Whatever the name, it’s got to be nice to have acquired something in life that’s worth naming. That usually means a large boat, or perhaps an airplane like the Spruce Goose or Enola Gay. It can also mean a house if you’re super wealthy. These kind of people don’t go home, they go back to San Clemente, Windsor Castle or San Simeon.

Since my recent visit to Oak Harbor Marina, I’ve thought about naming some of my stuff. But names just don’t seem to fit. Sure, I’ve got a boat, but it’s only 10-feet long. “Shorty,” is too embarrassing, and I’m not into cute names, like “Paid For.” I could call it “Mistake,” since I’ve only used it once in five years, but that name could fit any boat. So it goes nameless as it takes up space under a blue tarp in the back yard.
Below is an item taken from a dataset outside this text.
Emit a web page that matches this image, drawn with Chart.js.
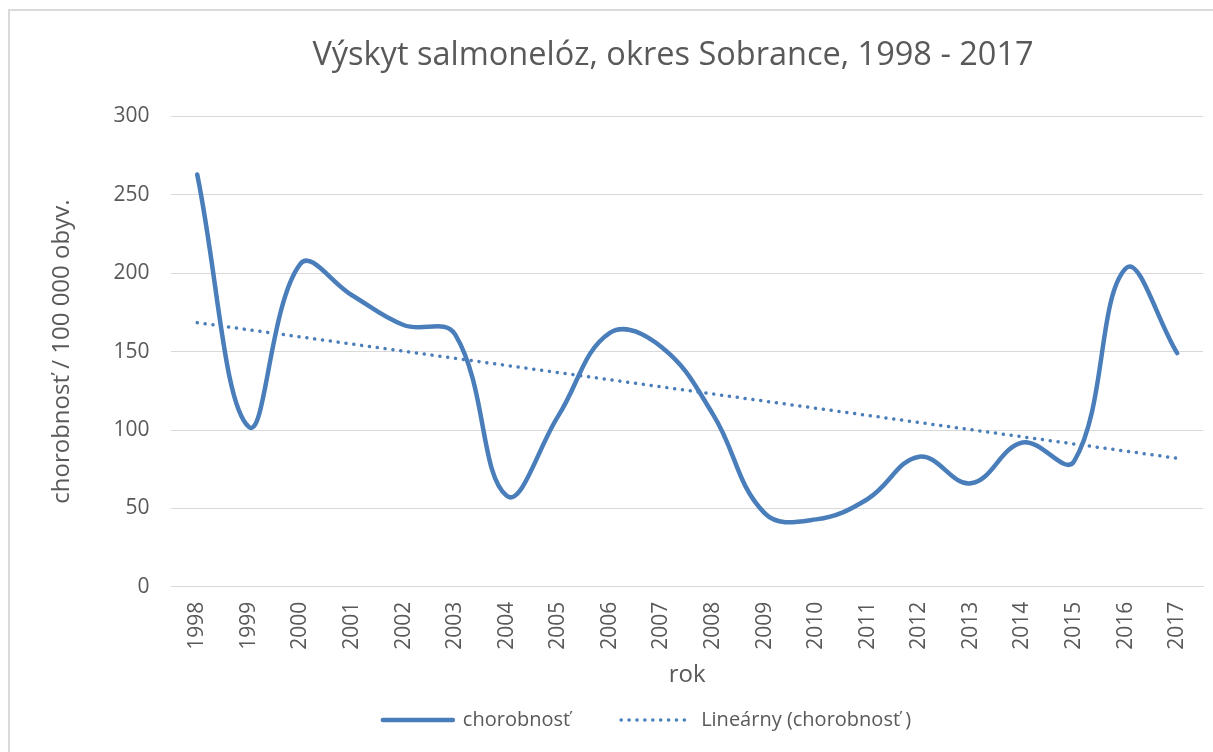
<!DOCTYPE html>
<html>
<head>
<meta charset="utf-8">
<script src="https://cdn.jsdelivr.net/npm/chart.js@4/dist/chart.umd.min.js"></script>
<style>
    html, body { margin: 0; padding: 0; background: #fff; overflow: hidden; }
    body { width: 1213px; height: 752px; position: relative; }
    #frame { position: absolute; left: 8px; top: 9px; width: 1400px; height: 900px; border: 2px solid #d9d9d9; box-sizing: border-box; }
    #chart { position: absolute; left: 0; top: 0; }
</style>
</head>
<body>
<div id="frame"></div>
<canvas id="chart" width="1334" height="752"></canvas>
<script>
// Výskyt salmonelóz, okres Sobrance
const years = ['1998', '1999', '2000', '2001', '2002', '2003', '2004', '2005', '2006', '2007',
               '2008', '2009', '2010', '2011', '2012', '2013', '2014', '2015', '2016', '2017'];
const chorobnost = [263, 102, 206, 186, 167, 161, 58, 109, 162, 153,
                    110, 47, 43, 56, 83, 66, 92, 80, 203, 149];
// linear trend at both ends
const trendStart = 168.5;
const trendEnd = 82;
const yTicks = [0, 50, 100, 150, 200, 250, 300];

const BLUE = '#4a7ebb';
const TEXT = '#595959';
const FONT = "'Open Sans', sans-serif";

// only the two end points, the library draws the straight line between them
const trend = years.map((y, i) => i === 0 ? trendStart : (i === years.length - 1 ? trendEnd : null));

// legend sits a bit left of the canvas centre in the original
const legendShift = {
    id: 'legendShift',
    afterLayout(chart) {
        chart.legend.left -= 26;
        chart.legend.right -= 26;
    }
};

const ctx = document.getElementById('chart').getContext('2d');
new Chart(ctx, {
    type: 'line',
    data: {
        labels: years,
        datasets: [{
            label: 'chorobnosť',
            data: chorobnost,
            borderColor: BLUE,
            borderWidth: 4.5,
            borderCapStyle: 'round',
            pointRadius: 0,
            tension: 0.4
        }, {
            label: 'Lineárny (chorobnosť )',
            data: trend,
            borderColor: BLUE,
            borderWidth: 3.5,
            borderDash: [0.1, 7.8],
            borderCapStyle: 'round',
            pointRadius: 0,
            tension: 0,
            spanGaps: true
        }]
    },
    options: {
        responsive: false,
        animation: false,
        layout: { padding: { left: 12, top: 0, bottom: 12 } },
        plugins: {
            title: {
                display: true,
                text: 'Výskyt salmonelóz, okres Sobrance, 1998 - 2017',
                color: TEXT,
                font: { family: FONT, size: 32.5, weight: 'normal' },
                padding: { top: 36, bottom: 41.5 }
            },
            legend: {
                position: 'bottom',
                labels: {
                    color: TEXT,
                    font: { family: FONT, size: 20 },
                    usePointStyle: true,
                    pointStyleWidth: 70,
                    padding: 51,
                    generateLabels: chart => chart.data.datasets.map((ds, i) => ({
                        text: ds.label,
                        datasetIndex: i,
                        hidden: false,
                        pointStyle: 'line',
                        strokeStyle: ds.borderColor,
                        fillStyle: ds.borderColor,
                        fontColor: TEXT,
                        lineWidth: ds.borderWidth,
                        lineDash: ds.borderDash || [],
                        lineCap: ds.borderCapStyle
                    }))
                }
            },
            tooltip: { enabled: false }
        },
        scales: {
            x: {
                offset: true,
                grid: { display: false, drawTicks: false },
                border: { display: true, color: '#d9d9d9', width: 1 },
                ticks: {
                    color: TEXT,
                    font: { family: FONT, size: 21 },
                    minRotation: 90,
                    maxRotation: 90,
                    padding: 15
                },
                title: {
                    display: true,
                    text: 'rok',
                    color: TEXT,
                    font: { family: FONT, size: 24 },
                    padding: { top: -3.6, bottom: -31 }
                }
            },
            y: {
                min: 0,
                max: 300,
                afterBuildTicks: axis => { axis.ticks = yTicks.map(v => ({ value: v })); },
                grid: { color: '#d9d9d9', lineWidth: 1, drawTicks: false },
                border: { display: false },
                ticks: {
                    color: TEXT,
                    font: { family: FONT, size: 21 },
                    padding: 22
                },
                title: {
                    display: true,
                    text: 'chorobnosť / 100 000 obyv.',
                    color: TEXT,
                    font: { family: FONT, size: 24 },
                    padding: { top: 35.6, bottom: 15 }
                }
            },
            // empty right-hand axis, only keeps the plot edge where the picture has it
            spacer: {
                type: 'linear',
                position: 'right',
                grid: { display: false, drawTicks: false },
                border: { display: false },
                ticks: { display: false },
                afterFit: axis => { axis.width = 131; }
            }
        }
    },
    plugins: [legendShift]
});
</script>
</body>
</html>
Cars for some reason are unworthy of their own names, other than the one the manufacturers sticks on them. Even the rich avoid naming their cars, even if they cost more than their boats. “I think I’ll drive Envy II over to the marina and got for a sail on Blind Ambition,” must sound a bit hoity toity even for them. Poorer people don’t even call their cars by their given names. In my family, my wife drives the blue car and I drive the white one. The kids drive the dented ones. If we ever buy a car made in the present millennium, maybe we will proudly call it by its manufacturer’s name: “I think I’ll take the Yugo today.”

As I recall, we named the kids when they were born because the hospital required it. But mostly I think of them in terms of age, as in the old one, the middle one and the little one. If I gave them boat names, it would have to be in financial terms, such as Almost Paid For, Save Your Money, and College Loan.

Kids, of course, never call their parents by name. It’s always mom and dad or some variation thereof. We’re lucky kids don’t name their parents like people name their boats. I’d be at risk of being fondly referred to as Old Fogey, Over the Hill, Retread or Bypass.

It appears that naming regular stuff just won’t work. Some day perhaps I’ll acquire a boat worth naming, and I’ll give it an appropriate moniker. Most likely, it’ll be “Somebody Else’s.”